# TASK STATEMENT:
Look below for the line with "What matplotlib code" and the line with "plt.rcParams['lines.scale_dashes'] = False"; repeat exactly those two lines and all lines between them, but no pictures.

# RECORDS SUPPLIED:
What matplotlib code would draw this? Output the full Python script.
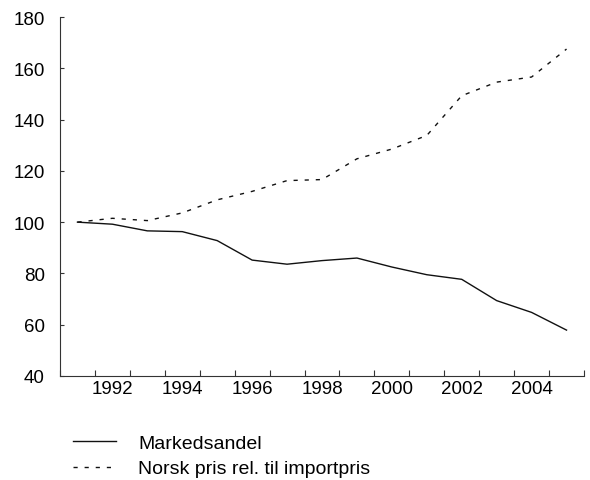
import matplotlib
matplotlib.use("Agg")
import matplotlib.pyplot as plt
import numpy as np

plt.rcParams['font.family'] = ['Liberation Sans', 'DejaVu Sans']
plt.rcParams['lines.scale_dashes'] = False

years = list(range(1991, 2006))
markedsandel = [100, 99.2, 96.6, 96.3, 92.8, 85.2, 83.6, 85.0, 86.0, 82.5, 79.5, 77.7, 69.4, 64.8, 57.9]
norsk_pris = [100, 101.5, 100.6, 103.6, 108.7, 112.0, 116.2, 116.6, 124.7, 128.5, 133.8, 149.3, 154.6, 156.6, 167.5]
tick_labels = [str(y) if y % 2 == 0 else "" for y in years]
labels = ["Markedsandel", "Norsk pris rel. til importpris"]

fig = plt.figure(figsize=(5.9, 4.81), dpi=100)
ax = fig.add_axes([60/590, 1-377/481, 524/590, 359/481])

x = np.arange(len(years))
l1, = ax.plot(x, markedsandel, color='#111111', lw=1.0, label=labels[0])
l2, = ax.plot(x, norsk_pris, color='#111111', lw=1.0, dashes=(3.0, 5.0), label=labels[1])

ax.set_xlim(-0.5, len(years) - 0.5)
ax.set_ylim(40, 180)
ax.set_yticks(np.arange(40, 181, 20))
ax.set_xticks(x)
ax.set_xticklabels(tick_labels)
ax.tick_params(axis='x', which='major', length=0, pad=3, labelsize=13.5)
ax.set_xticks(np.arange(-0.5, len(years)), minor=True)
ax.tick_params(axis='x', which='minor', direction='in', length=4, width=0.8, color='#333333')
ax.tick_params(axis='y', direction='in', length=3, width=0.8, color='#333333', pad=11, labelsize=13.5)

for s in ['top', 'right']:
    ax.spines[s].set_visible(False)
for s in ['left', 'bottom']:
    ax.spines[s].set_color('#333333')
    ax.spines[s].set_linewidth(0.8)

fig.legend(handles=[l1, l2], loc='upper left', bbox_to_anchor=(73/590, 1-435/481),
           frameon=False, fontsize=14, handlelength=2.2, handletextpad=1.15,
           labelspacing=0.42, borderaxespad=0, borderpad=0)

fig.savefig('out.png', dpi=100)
--
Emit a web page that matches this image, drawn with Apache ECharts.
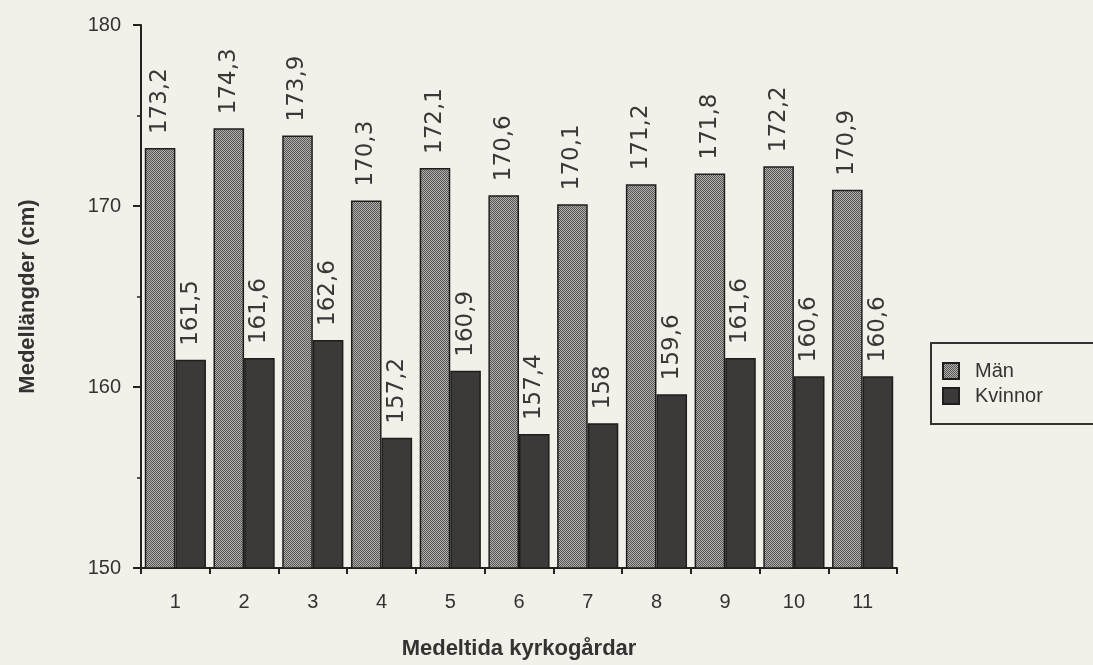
* * *
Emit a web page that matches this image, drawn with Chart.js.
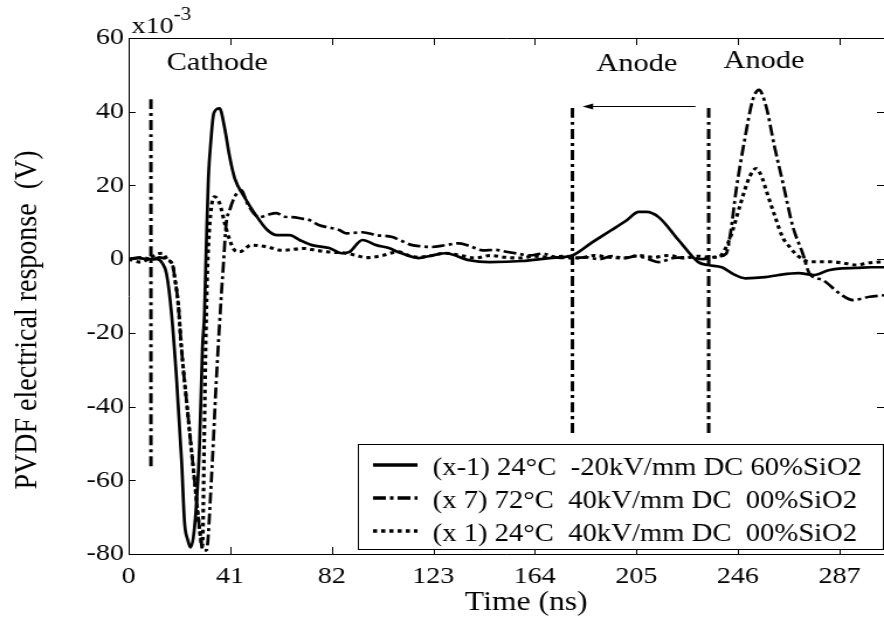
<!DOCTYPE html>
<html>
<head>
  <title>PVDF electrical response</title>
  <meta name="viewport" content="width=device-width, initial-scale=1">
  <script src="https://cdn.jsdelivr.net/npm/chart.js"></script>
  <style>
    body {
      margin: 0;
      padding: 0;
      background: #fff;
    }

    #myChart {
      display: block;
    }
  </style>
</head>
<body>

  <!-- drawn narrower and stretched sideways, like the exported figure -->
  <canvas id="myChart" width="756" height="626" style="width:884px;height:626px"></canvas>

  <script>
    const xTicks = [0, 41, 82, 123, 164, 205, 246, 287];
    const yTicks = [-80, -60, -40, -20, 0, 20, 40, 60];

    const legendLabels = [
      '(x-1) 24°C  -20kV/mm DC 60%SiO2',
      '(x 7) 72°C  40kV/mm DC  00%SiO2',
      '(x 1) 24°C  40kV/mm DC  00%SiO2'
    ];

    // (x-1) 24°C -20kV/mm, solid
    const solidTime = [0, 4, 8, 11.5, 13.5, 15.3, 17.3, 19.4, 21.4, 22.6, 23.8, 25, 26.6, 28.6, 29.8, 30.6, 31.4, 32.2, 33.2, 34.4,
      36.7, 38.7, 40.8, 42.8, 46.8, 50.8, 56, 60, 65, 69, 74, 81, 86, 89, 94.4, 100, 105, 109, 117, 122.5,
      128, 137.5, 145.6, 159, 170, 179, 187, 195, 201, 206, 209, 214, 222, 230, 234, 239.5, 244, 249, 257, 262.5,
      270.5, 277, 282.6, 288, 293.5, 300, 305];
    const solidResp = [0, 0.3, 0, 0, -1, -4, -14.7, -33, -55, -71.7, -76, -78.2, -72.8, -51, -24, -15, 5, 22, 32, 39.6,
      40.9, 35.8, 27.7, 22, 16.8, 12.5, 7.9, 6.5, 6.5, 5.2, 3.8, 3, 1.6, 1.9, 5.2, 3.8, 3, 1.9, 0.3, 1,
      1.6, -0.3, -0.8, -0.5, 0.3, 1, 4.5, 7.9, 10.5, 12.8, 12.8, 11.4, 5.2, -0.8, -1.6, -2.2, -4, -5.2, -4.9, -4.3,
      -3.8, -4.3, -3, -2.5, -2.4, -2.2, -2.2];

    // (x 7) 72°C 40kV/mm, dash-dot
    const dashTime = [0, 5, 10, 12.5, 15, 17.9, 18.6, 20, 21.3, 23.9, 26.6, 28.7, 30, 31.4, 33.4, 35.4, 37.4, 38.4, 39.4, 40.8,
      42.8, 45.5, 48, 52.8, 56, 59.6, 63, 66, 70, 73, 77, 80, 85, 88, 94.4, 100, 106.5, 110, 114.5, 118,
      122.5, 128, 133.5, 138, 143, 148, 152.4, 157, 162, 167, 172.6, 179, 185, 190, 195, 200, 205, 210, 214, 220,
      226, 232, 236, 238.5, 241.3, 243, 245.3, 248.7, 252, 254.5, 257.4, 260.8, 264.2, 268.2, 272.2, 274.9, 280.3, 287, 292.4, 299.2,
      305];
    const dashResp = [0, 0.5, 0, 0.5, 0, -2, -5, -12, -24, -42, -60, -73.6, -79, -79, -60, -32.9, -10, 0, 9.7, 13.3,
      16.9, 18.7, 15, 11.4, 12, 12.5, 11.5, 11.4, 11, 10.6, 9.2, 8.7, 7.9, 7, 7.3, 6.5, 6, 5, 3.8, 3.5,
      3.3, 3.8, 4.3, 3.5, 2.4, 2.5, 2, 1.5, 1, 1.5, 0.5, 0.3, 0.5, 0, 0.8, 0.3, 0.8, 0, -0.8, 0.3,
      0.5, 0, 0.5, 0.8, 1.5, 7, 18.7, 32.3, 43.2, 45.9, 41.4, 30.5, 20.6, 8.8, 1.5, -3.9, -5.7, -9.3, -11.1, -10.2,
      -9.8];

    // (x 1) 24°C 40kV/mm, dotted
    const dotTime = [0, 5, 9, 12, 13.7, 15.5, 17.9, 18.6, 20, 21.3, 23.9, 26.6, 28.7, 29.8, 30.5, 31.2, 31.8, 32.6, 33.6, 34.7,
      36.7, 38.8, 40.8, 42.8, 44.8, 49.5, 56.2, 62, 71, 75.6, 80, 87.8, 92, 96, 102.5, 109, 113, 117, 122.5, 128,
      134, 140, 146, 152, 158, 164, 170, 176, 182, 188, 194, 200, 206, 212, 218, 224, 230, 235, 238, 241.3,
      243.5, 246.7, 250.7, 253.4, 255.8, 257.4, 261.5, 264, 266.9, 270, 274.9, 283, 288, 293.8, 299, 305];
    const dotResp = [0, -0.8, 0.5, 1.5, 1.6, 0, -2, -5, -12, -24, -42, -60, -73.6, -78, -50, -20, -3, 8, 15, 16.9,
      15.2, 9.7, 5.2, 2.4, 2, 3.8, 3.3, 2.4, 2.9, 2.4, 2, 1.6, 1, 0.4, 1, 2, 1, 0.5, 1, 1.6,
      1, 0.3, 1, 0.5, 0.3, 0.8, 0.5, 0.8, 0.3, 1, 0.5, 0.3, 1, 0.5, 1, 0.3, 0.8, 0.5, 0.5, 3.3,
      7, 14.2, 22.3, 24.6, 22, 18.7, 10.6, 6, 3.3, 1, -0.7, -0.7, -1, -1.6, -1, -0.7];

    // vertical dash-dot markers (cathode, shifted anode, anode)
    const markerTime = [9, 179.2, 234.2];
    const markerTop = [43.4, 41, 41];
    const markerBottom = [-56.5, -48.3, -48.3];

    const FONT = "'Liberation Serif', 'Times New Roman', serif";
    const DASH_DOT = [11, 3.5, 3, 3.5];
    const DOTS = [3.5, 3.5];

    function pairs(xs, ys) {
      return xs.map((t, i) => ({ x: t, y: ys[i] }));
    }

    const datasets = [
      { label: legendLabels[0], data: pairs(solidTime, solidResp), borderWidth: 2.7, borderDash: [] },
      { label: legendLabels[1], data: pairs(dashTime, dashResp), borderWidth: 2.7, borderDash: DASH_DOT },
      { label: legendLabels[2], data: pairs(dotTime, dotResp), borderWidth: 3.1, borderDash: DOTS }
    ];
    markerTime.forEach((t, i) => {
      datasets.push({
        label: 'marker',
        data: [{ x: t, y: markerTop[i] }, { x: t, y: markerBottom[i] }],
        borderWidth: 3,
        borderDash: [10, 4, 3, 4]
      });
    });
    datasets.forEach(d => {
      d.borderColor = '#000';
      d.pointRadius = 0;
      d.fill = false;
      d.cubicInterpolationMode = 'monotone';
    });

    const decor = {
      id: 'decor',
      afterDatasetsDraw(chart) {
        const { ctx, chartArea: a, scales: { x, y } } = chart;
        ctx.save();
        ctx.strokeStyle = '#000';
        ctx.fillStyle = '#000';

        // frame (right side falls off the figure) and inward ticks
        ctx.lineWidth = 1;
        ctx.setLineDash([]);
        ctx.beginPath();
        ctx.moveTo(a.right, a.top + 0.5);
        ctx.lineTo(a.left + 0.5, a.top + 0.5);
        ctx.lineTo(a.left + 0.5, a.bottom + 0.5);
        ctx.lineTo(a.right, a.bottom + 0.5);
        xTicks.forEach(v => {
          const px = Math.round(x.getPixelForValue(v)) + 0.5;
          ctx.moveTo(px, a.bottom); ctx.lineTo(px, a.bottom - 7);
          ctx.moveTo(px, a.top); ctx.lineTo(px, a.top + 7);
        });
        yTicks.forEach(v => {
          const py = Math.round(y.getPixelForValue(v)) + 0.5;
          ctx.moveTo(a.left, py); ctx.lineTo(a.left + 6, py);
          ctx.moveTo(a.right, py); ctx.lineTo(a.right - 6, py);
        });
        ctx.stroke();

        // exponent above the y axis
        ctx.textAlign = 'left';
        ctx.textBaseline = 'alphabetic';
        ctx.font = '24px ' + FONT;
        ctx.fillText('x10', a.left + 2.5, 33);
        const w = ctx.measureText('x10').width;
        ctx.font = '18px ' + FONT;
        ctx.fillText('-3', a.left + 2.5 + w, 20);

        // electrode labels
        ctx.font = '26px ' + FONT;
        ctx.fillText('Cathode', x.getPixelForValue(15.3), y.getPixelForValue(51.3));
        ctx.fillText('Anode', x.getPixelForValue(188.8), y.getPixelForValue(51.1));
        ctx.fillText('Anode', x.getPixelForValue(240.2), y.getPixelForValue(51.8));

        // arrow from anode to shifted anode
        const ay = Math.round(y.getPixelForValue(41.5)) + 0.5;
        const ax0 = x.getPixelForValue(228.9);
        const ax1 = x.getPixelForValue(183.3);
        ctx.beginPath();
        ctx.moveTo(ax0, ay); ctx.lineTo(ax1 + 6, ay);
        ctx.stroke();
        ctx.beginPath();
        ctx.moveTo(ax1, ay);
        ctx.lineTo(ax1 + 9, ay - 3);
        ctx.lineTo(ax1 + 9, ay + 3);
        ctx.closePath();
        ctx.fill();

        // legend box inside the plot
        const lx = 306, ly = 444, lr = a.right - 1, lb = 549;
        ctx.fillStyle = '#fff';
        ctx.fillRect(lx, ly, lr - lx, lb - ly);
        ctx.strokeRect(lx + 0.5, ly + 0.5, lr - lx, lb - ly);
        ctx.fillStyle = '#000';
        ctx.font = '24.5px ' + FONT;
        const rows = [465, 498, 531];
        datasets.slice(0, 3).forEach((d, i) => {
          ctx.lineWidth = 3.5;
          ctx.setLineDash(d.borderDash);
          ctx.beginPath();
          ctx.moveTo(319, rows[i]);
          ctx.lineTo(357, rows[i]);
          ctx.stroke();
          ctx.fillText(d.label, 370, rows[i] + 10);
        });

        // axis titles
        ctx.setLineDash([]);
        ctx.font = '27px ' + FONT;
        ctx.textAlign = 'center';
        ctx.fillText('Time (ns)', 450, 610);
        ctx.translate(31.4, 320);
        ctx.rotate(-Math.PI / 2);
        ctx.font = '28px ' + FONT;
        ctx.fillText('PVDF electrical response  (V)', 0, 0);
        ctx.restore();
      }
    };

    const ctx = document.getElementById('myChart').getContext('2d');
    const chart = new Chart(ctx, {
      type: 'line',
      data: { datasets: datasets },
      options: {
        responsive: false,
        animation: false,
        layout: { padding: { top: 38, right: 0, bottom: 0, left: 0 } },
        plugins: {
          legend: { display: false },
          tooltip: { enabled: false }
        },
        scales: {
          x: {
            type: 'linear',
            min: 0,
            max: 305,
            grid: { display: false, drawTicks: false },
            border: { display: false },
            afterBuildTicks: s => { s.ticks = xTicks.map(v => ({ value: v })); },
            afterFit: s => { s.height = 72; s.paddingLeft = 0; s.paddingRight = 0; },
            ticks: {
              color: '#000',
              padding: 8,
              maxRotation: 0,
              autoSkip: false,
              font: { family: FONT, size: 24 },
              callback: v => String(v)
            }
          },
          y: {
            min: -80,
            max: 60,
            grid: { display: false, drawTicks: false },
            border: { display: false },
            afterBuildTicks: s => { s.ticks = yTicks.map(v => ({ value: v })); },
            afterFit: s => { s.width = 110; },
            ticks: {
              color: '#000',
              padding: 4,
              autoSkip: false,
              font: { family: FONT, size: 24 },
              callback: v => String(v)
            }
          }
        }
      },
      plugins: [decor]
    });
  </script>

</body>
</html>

# ANSWER TO THE PROBLEM:
What matplotlib code would draw this? Output the full Python script.
import matplotlib
matplotlib.use("Agg")
import matplotlib.pyplot as plt
import numpy as np

plt.rcParams['font.family'] = ['Liberation Sans', 'DejaVu Sans']
plt.rcParams['lines.scale_dashes'] = False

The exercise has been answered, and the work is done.